Josh Blackwell
- Blackwell in 2026

No. 39 – Chicago Bears
- Position: Cornerback / Return specialist
- Roster status: Active

Personal information
- Born: April 5, 1999 (age 27) Buford, Georgia, U.S.
- Listed height: 5 ft 11 in (1.80 m)
- Listed weight: 179 lb (81 kg)

Career information
- High school: Buford
- College: Duke (2017–2021)
- NFL draft: 2022: undrafted

Career history
- Philadelphia Eagles (2022)*; Chicago Bears (2022–present);
- * Offseason or practice squad member only

Career NFL statistics as of 2025
- Total tackles: 53
- Forced fumbles: 2
- Fumble recoveries: 2
- Pass deflections: 2
- Interceptions: 1
- Defensive touchdowns: 1
- Stats at Pro Football Reference

= Josh Blackwell =

American football player (born 1999)

Josh Blackwell (born April 5, 1999) is an American professional football cornerback and return specialist for the Chicago Bears of the National Football League (NFL). He played college football for the Duke Blue Devils.

==Professional career==

Pre-draft measurables
| Height | Weight | Arm length | Hand span | Wingspan | 40-yard dash | 10-yard split | 20-yard split | 20-yard shuttle | Three-cone drill | Vertical jump | Broad jump | Bench press |
| 5 ft 10+3⁄4 in (1.80 m) | 183 lb (83 kg) | 30+1⁄8 in (0.77 m) | 8+1⁄8 in (0.21 m) | 6 ft 0+5⁄8 in (1.84 m) | 4.34 s | 1.55 s | 2.56 s | 4.31 s | 6.75 s | 37.0 in (0.94 m) | 10 ft 10 in (3.30 m) | 11 reps |
All values from Pro Day

===Philadelphia Eagles===
After going unselected in the 2022 NFL draft, Blackwell was signed by the Philadelphia Eagles as an undrafted free agent. He was waived by Philadelphia on August 30, 2022, as part of the team's final roster cuts.

===Chicago Bears===
On August 31, 2022, Blackwell was claimed off waivers by the Chicago Bears. On January 4, 2023, he was placed on injured reserve.

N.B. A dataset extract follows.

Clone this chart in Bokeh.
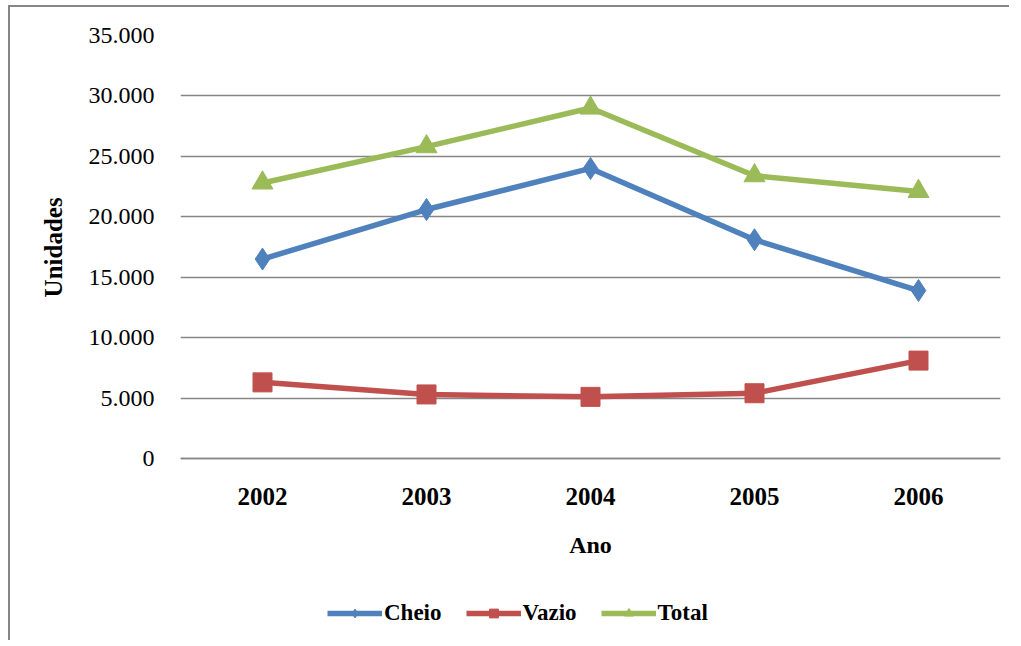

Blackwell entered the 2023 season as a backup cornerback. He suffered a hamstring injury in Week 3 and was placed on injured reserve on September 29, 2023. He was activated on November 9.

During the 2024 season, Blackwell was occasionally tasked with returning punts. In the final game against the Green Bay Packers, he scored his first NFL touchdown on a 94-yard punt return, giving the Bears an early 7–0 lead. The Bears went on to win 24–22, and Blackwell was named NFC Special Teams Player of the Week for his performance.

On March 6, 2025, Blackwell signed a two-year contract extension with the Bears. In Week 4, he blocked a game-winning field goal attempt to preserve the Bears' 25–24 victory over the Las Vegas Raiders. In Week 16 against the Green Bay Packers, Blackwell recovered a Cairo Santos onside kick late in the fourth quarter, helping propel Chicago to an eventual 22-16 overtime victory.